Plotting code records
= = = =
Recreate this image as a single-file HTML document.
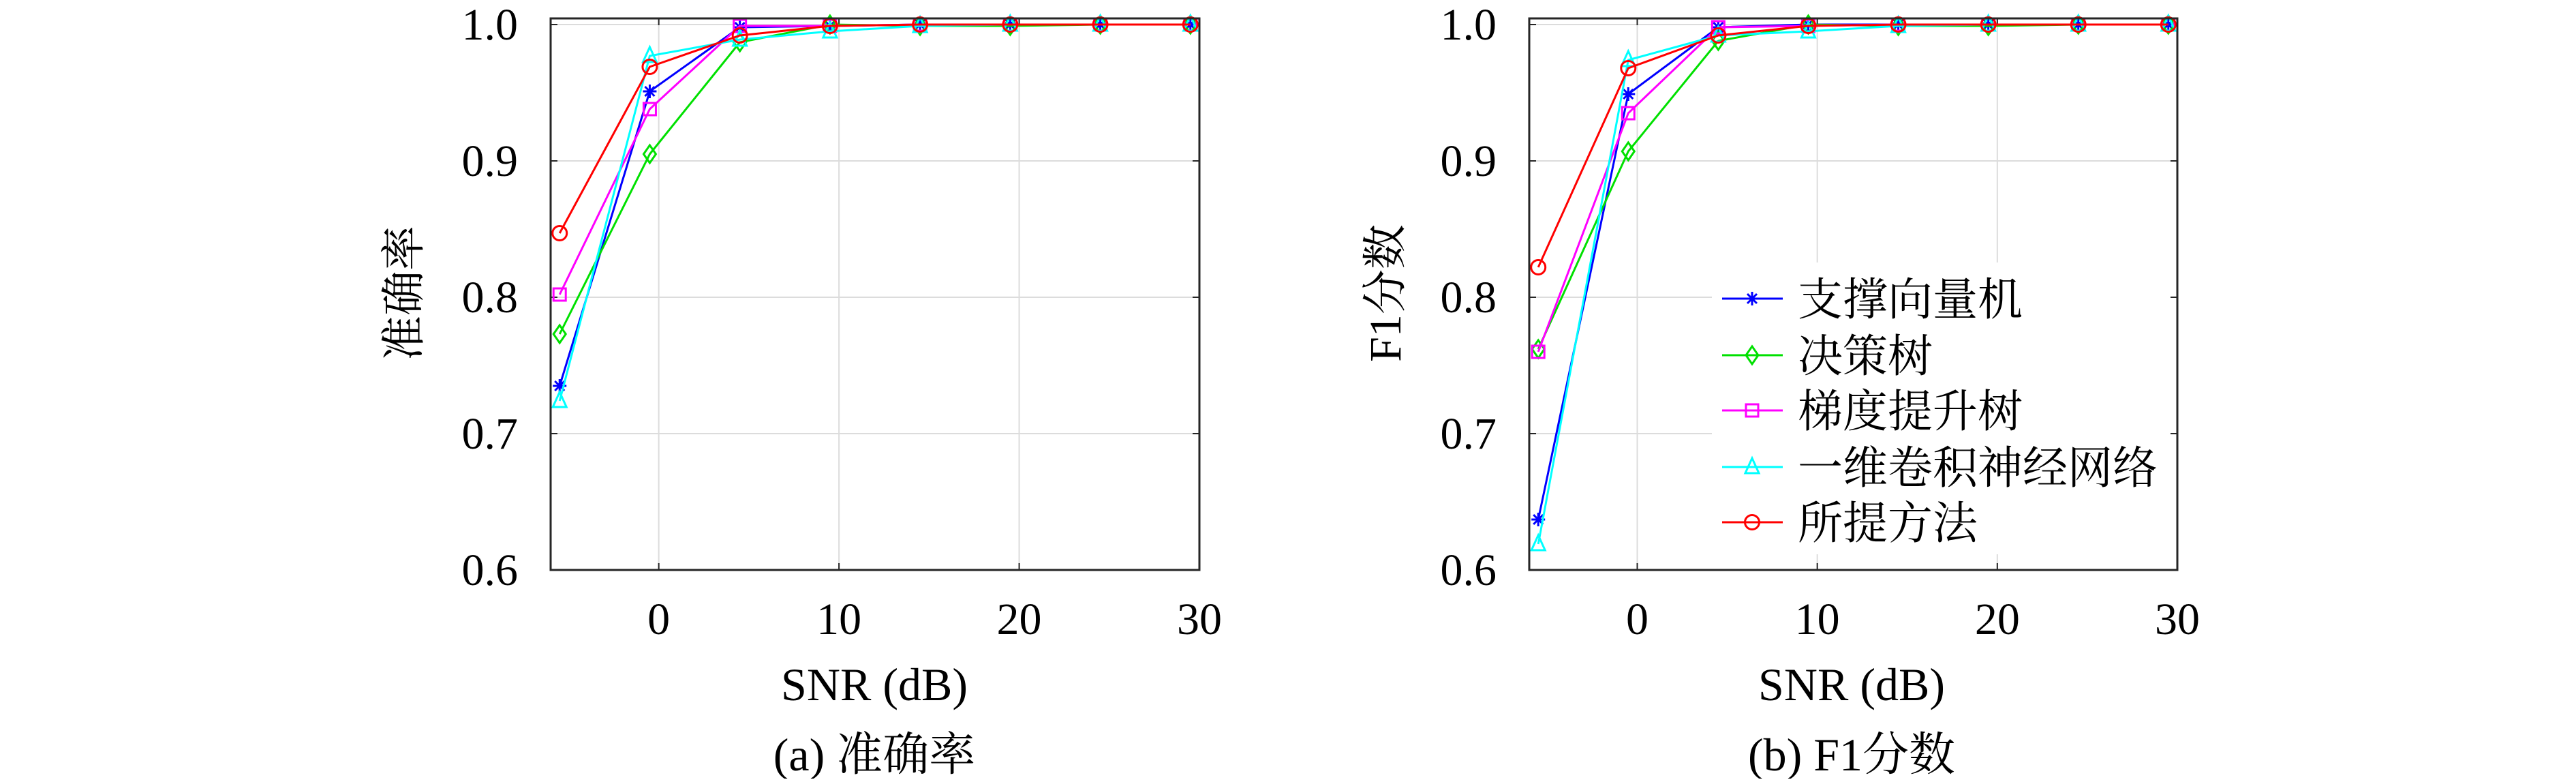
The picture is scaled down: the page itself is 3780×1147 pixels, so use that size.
<!DOCTYPE html>
<html><head><meta charset="utf-8">
<style>
html,body{margin:0;padding:0;background:#fff;}
body{width:3780px;height:1142px;overflow:hidden;font-family:"Liberation Serif","Times New Roman","DejaVu Serif","Noto Serif CJK SC",serif;}
text{font-family:"Liberation Serif","Times New Roman","DejaVu Serif","Noto Serif CJK SC","Noto Serif CJK JP",serif;}
</style></head>
<body>
<svg id="fig" width="3780" height="1142" viewBox="0 0 3780 1142" xmlns="http://www.w3.org/2000/svg"></svg>
<script>
const snrValues = [-5.5, -0.5, 4.5, 9.5, 14.5, 19.5, 24.5, 29.5];
const xTicks = [0, 10, 20, 30];
const yTicks = [0.6, 0.7, 0.8, 0.9, 1.0];
const seriesNames = ["支撑向量机", "决策树", "梯度提升树", "一维卷积神经网络", "所提方法"];
const accSVM  = [0.735, 0.951, 0.998, 0.999, 1.0, 1.0, 1.0, 1.0];
const accDT   = [0.773, 0.905, 0.987, 1.0, 0.999, 0.999, 1.0, 1.0];
const accGBT  = [0.802, 0.938, 0.999, 0.999, 1.0, 1.0, 1.0, 1.0];
const accCNN  = [0.724, 0.977, 0.989, 0.995, 0.999, 1.0, 1.0, 1.0];
const accProp = [0.847, 0.969, 0.992, 0.999, 1.0, 1.0, 1.0, 1.0];
const f1SVM  = [0.637, 0.949, 0.998, 1.0, 1.0, 1.0, 1.0, 1.0];
const f1DT   = [0.762, 0.907, 0.988, 1.0, 0.999, 0.999, 1.0, 1.0];
const f1GBT  = [0.760, 0.935, 0.998, 0.999, 1.0, 1.0, 1.0, 1.0];
const f1CNN  = [0.619, 0.974, 0.992, 0.995, 0.999, 1.0, 1.0, 1.0];
const f1Prop = [0.822, 0.968, 0.992, 0.999, 1.0, 1.0, 1.0, 1.0];

const NS = "http://www.w3.org/2000/svg";
const FONT = "'Liberation Serif', 'Times New Roman', 'DejaVu Serif', 'Noto Serif CJK SC', 'Noto Sans CJK SC', serif";
const svg = document.getElementById("fig");
const colors = ["#0000ff", "#00e000", "#ff00ff", "#00ffff", "#ff0000"];
const markers = ["star", "diamond", "square", "triangle", "circle"];
const keys = ["svm", "decision-tree", "gradient-boosting", "cnn-1d", "proposed"];

function mk(tag, attrs, parent) {
  const e = document.createElementNS(NS, tag);
  for (const k in attrs) e.setAttribute(k, attrs[k]);
  if (tag === "text") e.style.fontFamily = FONT;
  (parent || svg).appendChild(e);
  return e;
}

function drawMarker(g, type, cx, cy, color) {
  const s = 10;
  let m;
  if (type === "circle") m = mk("circle", {cx: cx, cy: cy, r: 10.5, fill: "none", stroke: color, "stroke-width": 3}, g);
  else if (type === "square") m = mk("rect", {x: cx - 9, y: cy - 9, width: 18, height: 18, fill: "none", stroke: color, "stroke-width": 3}, g);
  else if (type === "diamond") m = mk("polygon", {points: `${cx},${cy-13} ${cx+9},${cy} ${cx},${cy+13} ${cx-9},${cy}`, fill: "none", stroke: color, "stroke-width": 3}, g);
  else if (type === "triangle") m = mk("polygon", {points: `${cx},${cy-13} ${cx+10},${cy+9} ${cx-10},${cy+9}`, fill: "none", stroke: color, "stroke-width": 3}, g);
  else {
    m = mk("path", {d: `M${cx-s},${cy}H${cx+s}M${cx},${cy-s}V${cy+s}M${cx-7},${cy-7}L${cx+7},${cy+7}M${cx-7},${cy+7}L${cx+7},${cy-7}`, stroke: color, "stroke-width": 3, fill: "none"}, g);
  }
  return m;
}

function drawPanel(opt) {
  const L = opt.left, R = opt.right, T = 27, B = 836;
  const xMin = -6, xMax = 30;
  const y10 = 36, yPer = 2000;
  const X = v => L + (v - xMin) / (xMax - xMin) * (R - L);
  const Y = v => y10 + (1.0 - v) * yPer;
  const g = mk("g", {});
  
  
  mk("rect", {x: L, y: T, width: R - L, height: B - T, fill: "#fff"}, g);
  xTicks.forEach(t => {
    const l = mk("line", {x1: X(t), x2: X(t), y1: T, y2: B, stroke: "#dcdcdc", "stroke-width": 2}, g);
    
    
  });
  yTicks.forEach(t => {
    const l = mk("line", {x1: L, x2: R, y1: Y(t), y2: Y(t), stroke: "#dcdcdc", "stroke-width": 2}, g);
    
    
  });
  if (opt.legend) {
    const lb = mk("rect", {x: 2512, y: 385, width: R - 2514, height: 428, fill: "#fff"}, g);
    
    
  }
  xTicks.forEach(t => {
    mk("line", {x1: X(t), x2: X(t), y1: B, y2: B - 10, stroke: "#262626", "stroke-width": 2}, g);
    mk("line", {x1: X(t), x2: X(t), y1: T, y2: T + 10, stroke: "#262626", "stroke-width": 2}, g);
    const tx = mk("text", {x: X(t), y: 930, "font-size": 66, "text-anchor": "middle"}, g);
    tx.textContent = String(t);
    
    
  });
  yTicks.forEach(t => {
    mk("line", {x1: L, x2: L + 10, y1: Y(t), y2: Y(t), stroke: "#262626", "stroke-width": 2}, g);
    mk("line", {x1: R, x2: R - 10, y1: Y(t), y2: Y(t), stroke: "#262626", "stroke-width": 2}, g);
    const tx = mk("text", {x: opt.yLabelRight, y: Y(t) + 22, "font-size": 66, "text-anchor": "end"}, g);
    tx.textContent = t.toFixed(1);
    
    
  });
  opt.series.forEach((vals, i) => {
    const sg = mk("g", {}, g);
    
    
    const pts = vals.map((v, j) => X(snrValues[j]) + "," + Y(v)).join(" ");
    const pl = mk("polyline", {points: pts, fill: "none", stroke: colors[i], "stroke-width": 3, "stroke-linejoin": "round"}, sg);
    
    
    vals.forEach((v, j) => {
      const m = drawMarker(sg, markers[i], X(snrValues[j]), Y(v), colors[i]);
      
      
    });
  });
  const box = mk("rect", {x: L, y: T, width: R - L, height: B - T, fill: "none", stroke: "#262626", "stroke-width": 3}, g);
  
  
  if (opt.legend) {
    const ys = [438, 521, 602, 685, 766];
    seriesNames.forEach((n, i) => {
      const eg = mk("g", {}, g);
      
      
      mk("line", {x1: 2527, x2: 2616, y1: ys[i], y2: ys[i], stroke: colors[i], "stroke-width": 3}, eg);
      drawMarker(eg, markers[i], 2571, ys[i], colors[i]);
      const t = mk("text", {x: 2638, y: ys[i] + 24, "font-size": 66}, eg);
      t.textContent = n;
    });
  }
  const xl = mk("text", {x: opt.xCenter, y: 1027, "font-size": 68, "text-anchor": "middle"}, g);
  xl.textContent = "SNR (dB)";
  
  
  const yl = mk("text", {x: 0, y: 0, "font-size": 66, "text-anchor": "middle", transform: `translate(${opt.yTitleX},430) rotate(-90)`}, g);
  yl.textContent = opt.yTitle;
  
  
  const cap = mk("text", {x: opt.xCenter, y: 1130, "font-size": 68, "text-anchor": "middle"}, g);
  cap.textContent = opt.caption;
  
  
}

drawPanel({name: "accuracy-chart", left: 808, right: 1760, yLabelRight: 760, xCenter: 1283,
  yTitleX: 615, yTitle: "准确率", caption: "(a) 准确率",
  series: [accSVM, accDT, accGBT, accCNN, accProp], legend: false});
drawPanel({name: "f1-chart", left: 2244, right: 3195, yLabelRight: 2196, xCenter: 2717,
  yTitleX: 2055, yTitle: "F1分数", caption: "(b) F1分数",
  series: [f1SVM, f1DT, f1GBT, f1CNN, f1Prop], legend: true});
</script>
</body></html>
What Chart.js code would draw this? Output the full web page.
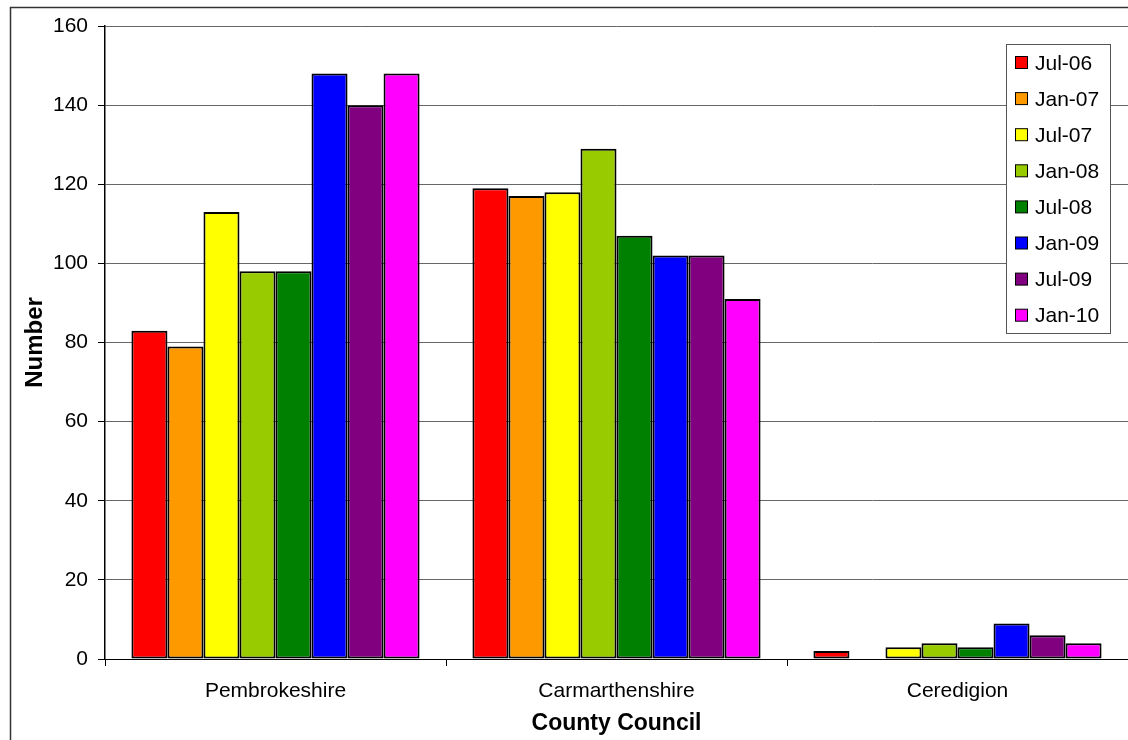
= = = =
#### Exercise objective:
Gather and return every line that holds the string "this".

#### Output below:
Recreate this image as a single-file HTML document.
What Chart.js code would draw this? Output the full web page.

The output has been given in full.